The pair of Spandau 7.92 machine guns looks very good indeed and will certainly benefit from some careful highlighting.
The undercarriage looks pretty straightforward to assemble. The aerofoil around the axle is made up from two parts. The wheels are one piece and each has a small recess for access to the tyre valve.
The decals are Eduards own and look fine. I particularly like the look of the instruments and as mentioned before there are two of each. The colour and definition looks good and there is minimal carrier film.
The instructions look very straightforward, but I would study some of the many build guides on line. Most builders leave the attachment of the upper and lower wings until the parts have been painted. The painting instructions are in colour, and the suggested paint manufactures are Gunze and Mr Metal Color.
There are two marking options:
-Fokker F.I 103/17 (Werk Nummer 1730)
flown by Lt Werner Voss, CO of Jasta 10, Marckebe, Belguim, September 1917.
-Fokker F.I 102/17 (Werk Nummer 1729)
flown by Oblt Kurt Wolff, CO of Jasta 11, Marckebe, Belguim, September 1917.

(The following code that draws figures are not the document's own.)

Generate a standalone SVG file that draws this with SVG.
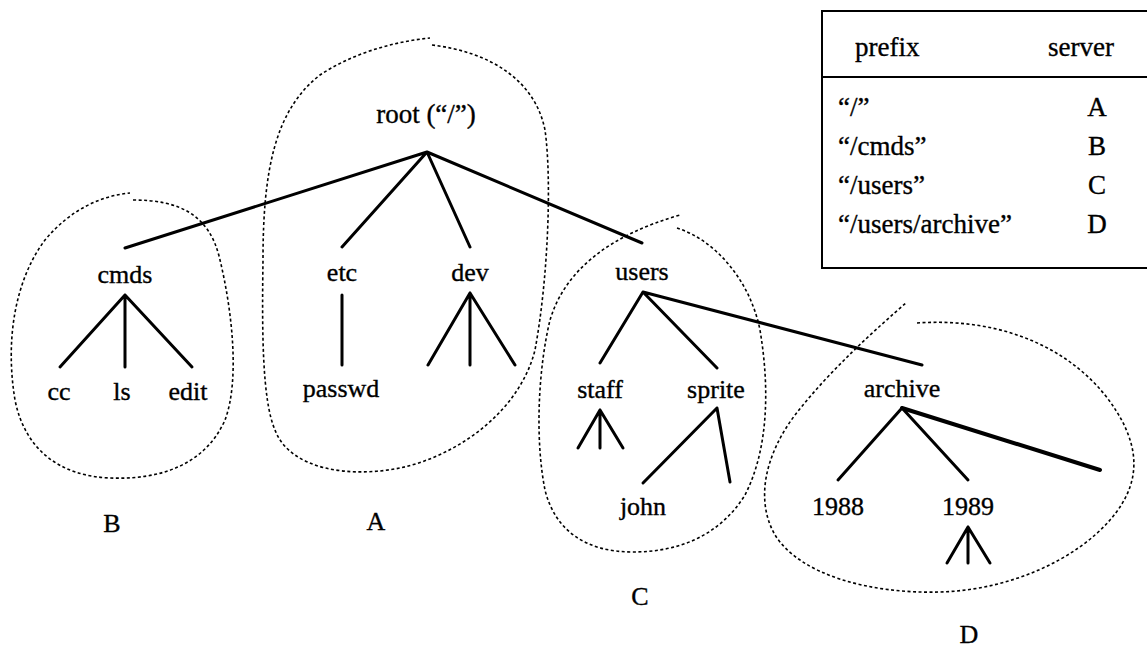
<svg xmlns="http://www.w3.org/2000/svg" width="1147" height="649" viewBox="0 0 1147 649">
<style>
text{font-family:"Liberation Serif","Times New Roman",serif;font-size:26px;fill:#000;stroke:#000;stroke-width:0.35}
.t{font-size:27px}
.c{text-anchor:middle}
.e{stroke:#000;stroke-width:3;fill:none;stroke-linecap:round}
.loop{stroke:#000;stroke-width:1.6;fill:none;stroke-dasharray:3 2.5}
.tb{stroke:#000;stroke-width:2;fill:none}
</style>
<rect width="1147" height="649" fill="#fff"/>
<g id="table">
<path class="tb" d="M1150,11 H822 V268 H1150 M822,77 H1150"/>
<text x="855" y="56" class="t">prefix</text>
<text x="1081" y="56" class="c t">server</text>
<text x="838" y="116" class="t">“/”</text><text x="1097" y="116" class="c t">A</text>
<text x="838" y="155" class="t">“/cmds”</text><text x="1097" y="155" class="c t">B</text>
<text x="838" y="194" class="t">“/users”</text><text x="1097" y="194" class="c t">C</text>
<text x="838" y="233" class="t">“/users/archive”</text><text x="1097" y="233" class="c t">D</text>
</g>
<g id="servers">
<path id="loopA" class="loop" d="M432,45 C490,52 535,80 545,130 C552,180 548,280 535,350 C520,410 460,455 400,468 C350,478 290,470 275,430 C262,400 262,330 263,260 C263,170 275,110 320,75 C350,55 390,42 430,38"/>
<path id="loopB" class="loop" d="M133,200 C180,200 210,215 220,260 C232,310 240,380 225,420 C205,465 160,480 110,478 C60,476 25,450 15,400 C5,340 15,280 45,240 C70,210 100,196 130,193"/>
<path id="loopC" class="loop" d="M677,228 C715,240 750,280 760,330 C770,390 768,450 745,495 C720,535 680,552 633,552 C585,552 555,530 545,490 C535,440 538,370 550,320 C565,270 610,235 680,215"/>
<path id="loopD" class="loop" d="M917,323 C990,318 1060,340 1105,395 C1140,440 1145,480 1110,520 C1075,560 1010,590 940,592 C870,594 800,575 775,535 C755,500 765,455 795,415 C830,370 875,330 907,302"/>
<text x="376" y="530" class="c">A</text>
<text x="112" y="532" class="c">B</text>
<text x="640" y="605" class="c">C</text>
<text x="969" y="643" class="c">D</text>
</g>
<g id="connectors">
<path class="e" d="M427,152 L125,248 M427,152 L342,247 M427,152 L470,247 M427,152 L642,243"/>
<path class="e" d="M125,295 L60,367 M125,295 L125,367 M125,295 L192,367"/>
<path class="e" d="M342,295 L342,365"/>
<path class="e" d="M470,293 L428,365 M470,293 L470,365 M470,293 L515,365"/>
<path class="e" d="M643,292 L600,363 M643,292 L717,368 M643,292 L922,365"/>
<path class="e" d="M600,410 L578,448 M600,410 L600,448 M600,410 L623,448"/>
<path class="e" d="M717,408 L643,483 M717,408 L730,482"/>
<path class="e" d="M902,408 L838,480 M902,408 L968,480"/>
<path class="e" style="stroke-width:4" d="M902,408 L1100,470"/>
<path class="e" d="M968,527 L947,563 M968,527 L968,563 M968,527 L990,563"/>
</g>
<g id="n-root"><text x="426" y="123" class="c" style="font-size:27px">root (“/”)</text></g>
<g id="n-cmds"><text x="125" y="283" class="c">cmds</text></g>
<g id="n-cc"><text x="59" y="400" class="c">cc</text></g>
<g id="n-ls"><text x="122" y="400" class="c">ls</text></g>
<g id="n-edit"><text x="188" y="400" class="c">edit</text></g>
<g id="n-etc"><text x="342" y="281" class="c">etc</text></g>
<g id="n-passwd"><text x="341" y="397" class="c">passwd</text></g>
<g id="n-dev"><text x="470" y="281" class="c">dev</text></g>
<g id="n-users"><text x="642" y="280" class="c">users</text></g>
<g id="n-staff"><text x="600" y="398" class="c">staff</text></g>
<g id="n-sprite"><text x="716" y="398" class="c">sprite</text></g>
<g id="n-john"><text x="643" y="515" class="c">john</text></g>
<g id="n-archive"><text x="902" y="397" class="c">archive</text></g>
<g id="n-1988"><text x="838" y="515" class="c">1988</text></g>
<g id="n-1989"><text x="968" y="515" class="c">1989</text></g>
</svg>
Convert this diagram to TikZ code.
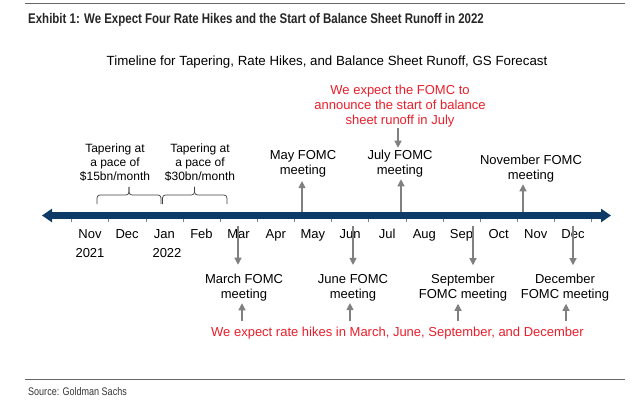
\documentclass[tikz,border=0pt]{standalone}
\usepackage{fontspec}
\setmainfont{Liberation Sans}
\newfontfamily\narrowfont[FakeStretch=0.82,BoldFeatures={FakeStretch=0.82}]{Liberation Sans}
\usetikzlibrary{positioning,arrows.meta,calc}
\definecolor{barblue}{RGB}{13,58,102}
\definecolor{gsred}{RGB}{232,30,42}
\definecolor{arrgray}{RGB}{128,128,128}
\tikzset{
	lbl/.style={align=center,font=\fontsize{13}{15}\selectfont,inner sep=1pt},
	mon/.style={font=\fontsize{13}{15}\selectfont,inner sep=0pt,anchor=base},
	taper/.style={align=center,font=\fontsize{12}{14}\selectfont,inner sep=1pt},
	note/.style={lbl,text=gsred},
	up/.style={draw=arrgray,line width=1.2pt,-{Triangle[width=7pt,length=7pt]}},
	brk/.style={draw=black!75,line width=.7pt,rounded corners=3pt}
}

\begin{document}
\begin{tikzpicture}[x=1pt,y=-1pt]
	\useasboundingbox (0,0) rectangle (634,406);
	\def\bary{215.5}
	\def\xz{90}
	\def\dx{37.15}
	\draw[black!60,line width=1pt] (25,4) -- (625,4);
	\draw[black!60,line width=1pt] (25,379) -- (625,379);
	\node[anchor=west,inner sep=0pt,font=\narrowfont\bfseries\fontsize{14}{16}\selectfont,text=black!85] (title) at (28,20) {Exhibit 1: We Expect Four Rate Hikes and the Start of Balance Sheet Runoff in 2022};
	\node[lbl,font=\fontsize{13.3}{15}\selectfont] (sub) at (327,62) {Timeline for Tapering, Rate Hikes, and Balance Sheet Runoff, GS Forecast};
	\node[anchor=west,inner sep=0pt,font=\narrowfont\fontsize{11}{13}\selectfont,text=black!80] (src) at (28,392) {Source: Goldman Sachs};

	%ticks and bar
	\foreach \k in {0,...,14}{
		\draw[arrgray,line width=.6pt] ({71.5+\dx*\k},\bary) -- ++(0,6.5);
	}
	\draw[barblue,line width=7pt,{Triangle[width=13pt,length=10pt]}-{Triangle[width=13pt,length=10pt]}] (42,\bary) -- (611,\bary);

	%months
	\foreach \m [count=\i from 0] in {Nov,Dec,Jan,Feb,Mar,Apr,May,Jun,Jul,Aug,Sep,Oct,Nov,Dec}{
		\node[mon] (m\i) at ({\xz+\dx*\i},238) {\m};
	}
	\node[mon] (y21) at (90,257) {2021};
	\node[mon] (y22) at (167,257) {2022};

	%tapering
	\node[taper] (tap1) at (115,162.5) {Tapering at\\a pace of\\\$15bn/month};
	\node[taper] (tap2) at (200,162.5) {Tapering at\\a pace of\\\$30bn/month};
	\foreach \a/\t/\b in {97/129/161,162.5/194.5/227}{
		\draw[brk] (\a,204) |- (\t,195) -- (\t,187);
		\draw[brk] (\b,204) |- (\t,195) -- (\t,187);
	}

	%meetings above
	\node[lbl] (may) at (303,163.5) {May FOMC\\meeting};
	\node[lbl] (jul) at (400,163.5) {July FOMC\\meeting};
	\node[lbl] (nov) at (531,168.5) {November FOMC\\meeting};
	\node[note] (runoff) at (400,106) {We expect the FOMC to\\announce the start of balance\\sheet runoff in July};
	\coordinate (pmay) at (302,212);
	\coordinate (pjul) at (401,212);
	\coordinate (pnov) at (523,212);
	\draw[up,shorten >=3pt] (pmay) -- (pmay |- may.south);
	\draw[up,shorten >=1pt] (pjul) -- (pjul |- jul.south);
	\draw[up,shorten >=1pt] (pnov) -- (pnov |- nov.south);
	\draw[up,shorten >=1pt] ($(runoff.south)+(-2,0)$) -- ($(runoff.south |- jul.north)+(-2,0)$);

	%meetings below
	\node[lbl] (mar) at (244,287.5) {March FOMC\\meeting};
	\node[lbl] (jun) at (353,287.5) {June FOMC\\meeting};
	\node[lbl] (sep) at (463,288) {September\\FOMC meeting};
	\node[lbl] (dec) at (565,288) {December\\FOMC meeting};
	\node[note] (hikes) at (397.5,333) {We expect rate hikes in March, June, September, and December};
	\foreach \n/\xd/\xu in {mar/238/242,jun/353/350,sep/473/458,dec/573/566}{
		\coordinate (d\n) at (\xd,226);
		\coordinate (h\n) at (\xu,321);
		\draw[up,shorten >=8pt] (d\n) -- (d\n |- \n.north);
		\draw[up,shorten >=1pt] (h\n) -- (h\n |- \n.south);
	}
\end{tikzpicture}
\end{document}
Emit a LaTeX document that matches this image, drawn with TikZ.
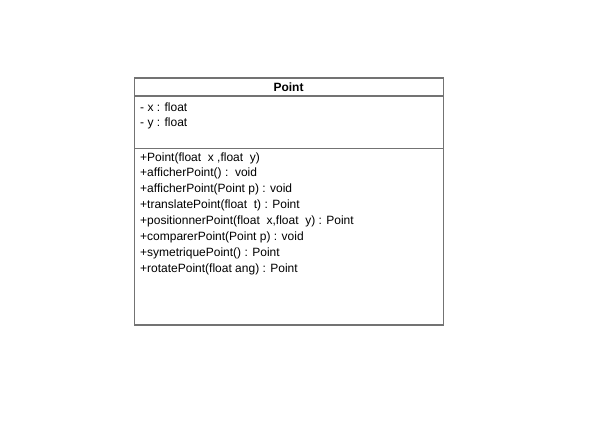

Eduard still maintains that the aircraft were painted light blue overall, and the upper surfaces and sides were overpainted with dark olive green streaks. It is more likely the green on the upper surfaces was painted over doped linen. Eduard provides you with the option of finishing the F.I as a purely camouflaged machine or you can apply the Jasta colours to the engine cowl and wheel hubs. You also have the choice of applying the stylised face on the front of the engine cowl of both aircraft. The faces are provided as a decal. As always check your references if you want to keep things accurate
This is a fine release of the Fokker F.I from Eduard. If you fancy something a bit different you might think about scratch building the temporary headrest as seen on Fokker F.I 103/17.